I was fortunate to listen to Keiser speak at the Animal Agriculture Alliance Stakeholder’s Summit in early May. The event was filled with outstanding speakers, but Keiser was definitely one of the best. I left the summit knowing that even though I don’t live in close proximity to any Culver’s restaurants, I would still stop at one whenever I had the chance, because Culver’s is the type of business I want to support.
A former dairy farmer himself, Keiser took his agricultural background and knowledge and applied it to the way he ran the business.
In an era when restaurant chains are making pledges to end the use of eggs from cage-raised hens, pork from farms using gestation crates, and meat from animals that have been treated with antibiotics, Keiser and his chain were able to make supply chain choices based on science and not emotion.
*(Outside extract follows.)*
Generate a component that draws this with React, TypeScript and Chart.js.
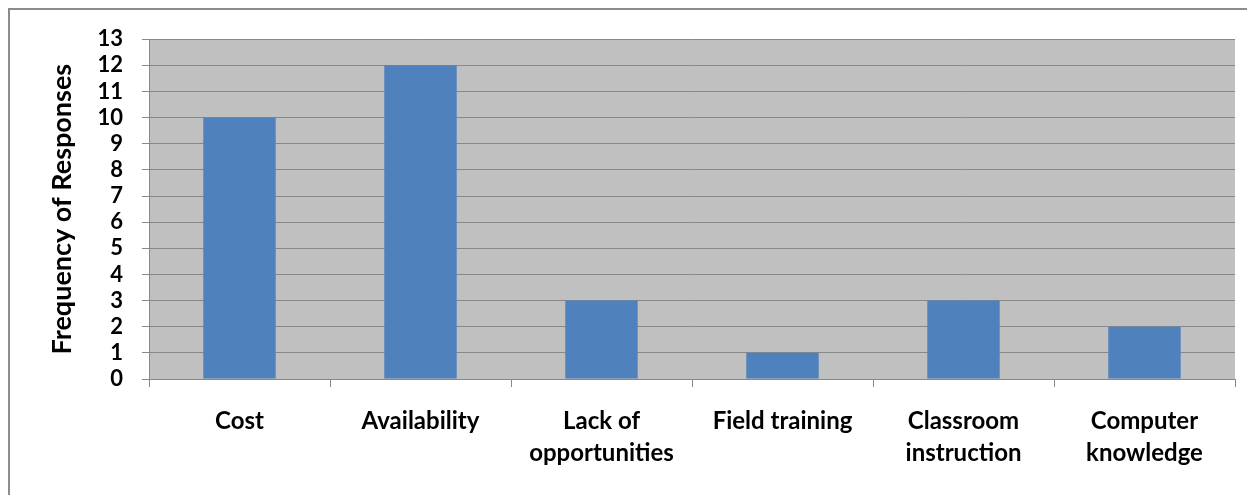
import React, { useEffect, useRef } from "react";
import { Chart, registerables } from "chart.js";

Chart.register(...registerables);

const categories: (string | string[])[] = [
  "Cost",
  "Availability",
  ["Lack of", "opportunities"],
  "Field training",
  ["Classroom", "instruction"],
  ["Computer", "knowledge"],
];
const responses: number[] = [10, 12, 3, 1, 3, 2];
const yTitle = "Frequency of Responses";

const FONT = "Lato, 'Open Sans', sans-serif";
const GRID = "#888888";

const plotBg = {
  id: "plotBg",
  beforeDraw(chart: any) {
    const { ctx, chartArea } = chart;
    ctx.save();
    ctx.fillStyle = "#c0c0c0";
    ctx.fillRect(chartArea.left, chartArea.top, chartArea.right - chartArea.left, chartArea.bottom - chartArea.top);
    ctx.restore();
  },
};

export default function App() {
  const ref = useRef<HTMLCanvasElement | null>(null);
  useEffect(() => {
    if (!ref.current) return;
    const chart = new Chart(ref.current, {
      type: "bar",
      data: {
        labels: categories,
        datasets: [
          {
            data: responses,
            backgroundColor: "#4f81bd",
            borderWidth: 0,
            categoryPercentage: 1,
            barPercentage: 0.4,
          },
        ],
      },
      plugins: [plotBg],
      options: {
        animation: false,
        responsive: false,
        devicePixelRatio: 1,
        layout: { padding: { left: 0, right: 20, top: 0, bottom: 0 } },
        plugins: {
          legend: { display: false },
          tooltip: { enabled: false },
        },
        scales: {
          x: {
            offset: true,
            grid: {
              offset: true,
              drawOnChartArea: false,
              drawTicks: true,
              tickLength: 8,
              color: GRID,
            },
            border: { display: true, color: GRID, width: 1 },
            ticks: {
              color: "#000",
              font: { family: FONT, size: 24, weight: "bold", lineHeight: 1.333 },
              padding: 18,
              maxRotation: 0,
              autoSkip: false,
            },
            afterFit(scale: any) {
              scale.height = 116;
            },
          },
          y: {
            min: 0,
            max: 13,
            afterBuildTicks(scale: any) {
              scale.ticks = Array.from({ length: 14 }, (_, i) => ({ value: i }));
            },
            ticks: {
              stepSize: 1,
              autoSkip: false,
              color: "#000",
              font: { family: FONT, size: 22, weight: "bold" },
              padding: 19,
            },
            grid: {
              color: GRID,
              tickLength: 7,
              lineWidth: 1,
            },
            border: { display: true, color: GRID, width: 1 },
            title: {
              display: true,
              text: yTitle,
              color: "#000",
              font: { family: FONT, size: 27, weight: "bold" },
              padding: { top: 36, bottom: 0 },
            },
            afterFit(scale: any) {
              scale.width = 139;
            },
          },
        },
      },
    } as any);
    return () => chart.destroy();
  }, []);
  return (
    <div
      style={{
        width: 1247,
        height: 487,
        boxSizing: "border-box",
        borderTop: "2px solid #8c8c8c",
        borderLeft: "2px solid #8c8c8c",
        overflow: "hidden",
        background: "#fff",
      }}
    >
      <canvas
        ref={ref}
        width={1245}
        height={488}
        style={{ display: "block", width: 1245, height: 488, marginTop: -3 }}
      />
    </div>
  );
}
And he told those in attendance at the summit how important it is that those involved in production agriculture reach out to restaurant chain executives and let agriculture’s story be told by those who know it best.
“We need to not only reach out to consumers, we need to reach out to executives,” he said. “I hear from the activists way more than I hear from the ag community.”
Culver’s has invited the public to “Share Your Phil Story” on its website. Those comments posted about Keiser revealed a true business leader, a kind man and the type of person we would all like to know and even be.
Thank you, Phil, for all you did for agriculture and for humanity.